Yep. I did all the research myself and basically printed off the paperwork from our state's website. I can't recall offhand now how much we paid, but I think it was less than $200 total - maybe like $75 to file and $50 to finalize? It was honestly really easy, though for a while I had some anxiety that I was missing something and it was going to blow up in my face that we did it that way. But it's coming up on 3 years since finalization, and I've had no issues (other than a surprise IRS issue that I had no idea was coming at the time of the divorce, so I'm not sure a lawyer would have helped with that part anyway).
I would not recommend this route if there were kids involved or lots of complicated assets, debt, etc. Our debt/assets were pretty straightforward and we were able to get rid of all joint debt before we finalized so it was fine. Had we had to carry actual debt past the divorce I think I would have used a lawyer.

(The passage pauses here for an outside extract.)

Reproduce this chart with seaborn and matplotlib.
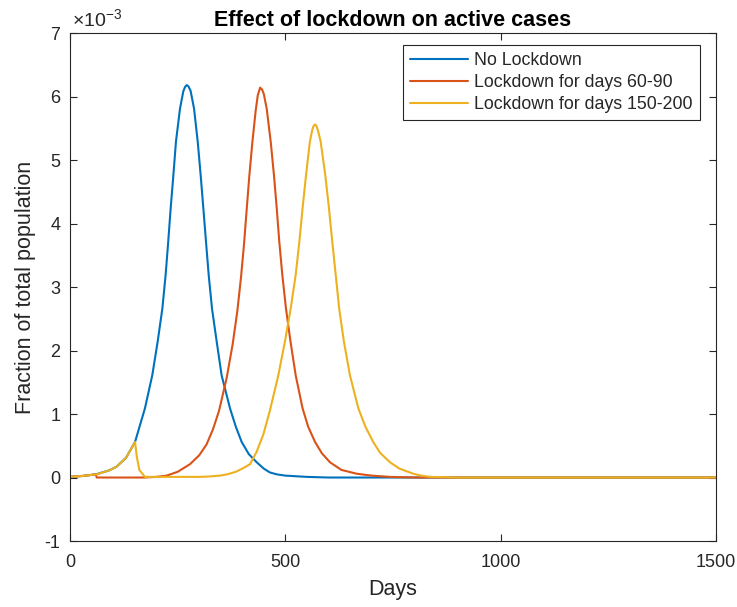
import numpy as np
import pandas as pd
import matplotlib
matplotlib.use("Agg")
import matplotlib.pyplot as plt
import seaborn as sns
from matplotlib.ticker import FuncFormatter, MultipleLocator

# ---- data (active cases, units of 1e-3 of total population) ----
labels = ["No Lockdown", "Lockdown for days 60-90", "Lockdown for days 150-200"]
colors = ["#0072BD", "#D95319", "#EDB120"]

days_none = [0, 30, 60, 90, 108, 130, 151, 174, 191, 203.5, 214.4, 222, 228, 233.7,
             240, 246, 255.4, 263, 267, 271, 275, 280, 288, 296.5, 303.4, 309.6, 315.8,
             322, 329.7, 340.6, 352, 371.5, 385, 398.6, 415, 433.5, 450, 464, 480, 500,
             550, 600, 1500]
vals_none = [0.01, 0.025, 0.05, 0.11, 0.17, 0.31, 0.56, 1.09, 1.61, 2.14, 2.66, 3.19,
             3.71, 4.24, 4.76, 5.29, 5.81, 6.08, 6.15, 6.18, 6.16, 6.09, 5.81, 5.29,
             4.76, 4.24, 3.71, 3.19, 2.66, 2.14, 1.61, 1.09, 0.80, 0.56, 0.37, 0.24,
             0.14, 0.08, 0.05, 0.03, 0.01, 0.0, 0.0]

days_ld1 = [0, 30, 60, 62, 100, 174, 200, 224.5, 250, 278.6, 300, 317, 332, 346, 363.8,
            377.7, 388.5, 397, 404, 410, 416, 423, 431, 436, 441.5, 446, 450, 456.7,
            466, 473.6, 480, 486, 493, 501.5, 512, 524, 540, 553, 569, 585, 603.7, 630,
            665.6, 700, 743, 800, 1500]
vals_ld1 = [0.01, 0.025, 0.05, 0.0, 0.0, 0.0, 0.01, 0.03, 0.09, 0.21, 0.35, 0.52, 0.76,
            1.05, 1.57, 2.10, 2.62, 3.15, 3.67, 4.20, 4.72, 5.25, 5.77, 6.02, 6.14,
            6.11, 6.04, 5.81, 5.29, 4.76, 4.24, 3.71, 3.19, 2.66, 2.14, 1.61, 1.09,
            0.80, 0.56, 0.38, 0.24, 0.12, 0.06, 0.03, 0.01, 0.0, 0.0]

days_ld2 = [0, 30, 62, 90, 108, 130, 151, 155, 161, 174, 240, 270, 302, 320, 348, 365,
            385, 400, 418, 433, 449, 464, 483.7, 499, 512.4, 524, 532.5, 540, 548, 557,
            562, 565, 568.8, 572, 576, 582, 592.8, 601.3, 609, 617, 625, 636, 650,
            669.5, 686, 704, 720, 743, 765, 797, 815, 836, 900, 1500]
vals_ld2 = [0.01, 0.025, 0.05, 0.11, 0.17, 0.31, 0.56, 0.33, 0.12, 0.01, 0.01, 0.01,
            0.01, 0.015, 0.03, 0.05, 0.09, 0.14, 0.21, 0.40, 0.68, 1.05, 1.61, 2.14,
            2.66, 3.19, 3.71, 4.24, 4.76, 5.29, 5.46, 5.53, 5.56, 5.54, 5.46, 5.29,
            4.76, 4.24, 3.71, 3.19, 2.66, 2.14, 1.61, 1.09, 0.80, 0.56, 0.39, 0.24,
            0.14, 0.06, 0.03, 0.01, 0.0, 0.0]

frames = []
for lab, d, v in zip(labels, [days_none, days_ld1, days_ld2],
                     [vals_none, vals_ld1, vals_ld2]):
    frames.append(pd.DataFrame({"Days": d, "value": np.array(v) * 1e-3, "scenario": lab}))
df = pd.concat(frames, ignore_index=True)

sns.set_theme(style="ticks")
plt.rcParams["font.family"] = ["Liberation Sans", "DejaVu Sans"]
plt.rcParams["axes.unicode_minus"] = False
plt.rcParams["mathtext.fontset"] = "custom"
plt.rcParams["mathtext.rm"] = "Liberation Sans"

fig = plt.figure(figsize=(7.37, 6.07), dpi=100)
fig.patch.set_facecolor("white")
ax = fig.add_axes([0.095, 0.1087, 0.8765, 0.8369])

sns.lineplot(data=df, x="Days", y="value", hue="scenario", hue_order=labels,
             palette=colors, linewidth=1.5, ax=ax, sort=False, estimator=None)

ax.set_xlim(0, 1500)
ax.set_ylim(-1e-3, 7e-3)
ax.xaxis.set_major_locator(MultipleLocator(500))
ax.yaxis.set_major_locator(MultipleLocator(1e-3))
ax.yaxis.set_major_formatter(FuncFormatter(lambda v, p: f"{round(v * 1e3):d}"))

axc = "#262626"
for s in ax.spines.values():
    s.set_visible(True)
    s.set_color(axc)
    s.set_linewidth(0.8)
ax.tick_params(direction="in", length=5, width=0.8, colors=axc, labelsize=13,
               top=True, right=True)
ax.tick_params(axis="x", pad=9)
ax.tick_params(axis="y", pad=7)

ax.text(0.003, 1.004, "×10$^{-3}$", transform=ax.transAxes,
        ha="left", va="bottom", fontsize=14, color=axc)

ax.set_xlabel("Days", fontsize=15.5, color=axc, labelpad=6)
ax.set_ylabel("Fraction of total population", fontsize=15.5, color=axc, labelpad=6)
ax.set_title("Effect of lockdown on active cases", fontsize=15.5, fontweight="bold",
             color="black", pad=5)

leg = ax.legend(loc="upper right", bbox_to_anchor=(0.9752, 0.9764), borderaxespad=0,
                fontsize=12.8, frameon=True, fancybox=False, framealpha=1,
                edgecolor=axc, borderpad=0.4, labelspacing=0.28,
                handlelength=3.26, handletextpad=0.34)
leg.get_frame().set_linewidth(0.8)
leg.set_title(None)

fig.savefig("out.png", dpi=100, facecolor="white")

A lot of states have uncontested divorce paperwork online. You may also consider calling legal aid. Even if you don't qualify for their help, the office may have forms they can send you. You can also try calling the court clerk. There is usually a court clerk who handles uncontested pro-se divorces who can tell you if you have to go to court to finalize and when that date is, etc.
Here, all the paperwork is online. It is super simple. There is one day a week they do uncontested pro-se divorces. You have to go to the clerk, have them pull your file for the judge at least 15 minutes before that time, then go to court.
You may also look around for a lawyer who will charge a flat fee just to do the paperwork so you can guarantee it is all correct.
We agreed on everything and typed up our own separation agreement just for us. In January (1 year separation here) we will pay someone to fill out and file the paperwork and split the cost - $500. They don't handle the quitclaim deed, so xh will have to find someone to do that.
We didn't use lawyers but because we weren't confident in doing the paperwork ourselves, we used a mediator who met with us, got all our information, drafted the agreement for us, notarized it all and then we went to court ourselves to file. We did the walk in process where you file and see the judge that same day. I don't know if you can do this in all states, but you can in ours. The actual divorce filing was like $220. For the mediator it was a per hour rate and I believe we spent $2500 total for all three meetings with her. If we had done more of the work up front in terms of dividing things we would have saved some time and money with her.
Post by formerlyak on Jun 21, 2016 12:23:52 GMT -5
We didn't use lawyers. We sat down, wrote out what we wanted, took it to a paralegal who does the paperwork for uncontested divorces (we could have done the paperwork on our own, but this made me feel better), she wrote it up, we signed, she filed. Done. Less than $1000 including paralegal fees and court fees. We had no house, did not have even salaries, and have a child.
We planned to do it without a lawyer but due to pretty much laziness I hired a lawyer to do the paperwork. At that point though we had been separated and living separately for almost 2 years so we had hashed out all details without the lawyer. It was the best $800 I ever spent though to not have to worry about anything but it's definitely possible to do it yourself. Good luck.
X and I did it all on our own. He printed out the forms from online, took at stab, I received them, looked online printed out ones he missed and went to the Clerk's office to ask them if we had it all. The added in a few more forms, I filled them out, he did his side and we submitted. Went to court and it was done and just had the waiting period. I think we just had to pay a small filing fee which we split.
We had no mutually owned property, no children or accounts at that point as we had already amicably split everything. The only thing we had to have a negotiating discussion over were the spices in the spice cabinet, LOL.
Not sure what the non-lawyer route looks like too much but since you didn't mention it, you might have to remove eachother as beneficiaries from your retirement plans if you added eachother at one point. Depending on how the selling journey goes, since you have equal income, it might be dicey if an inspector finds stuff to fix, if you guys don't agree on who should fix it, etc. Another thing that popped into my head was savings and debt and whose names are on those accounts. Atleast get all those hashed out and in writing?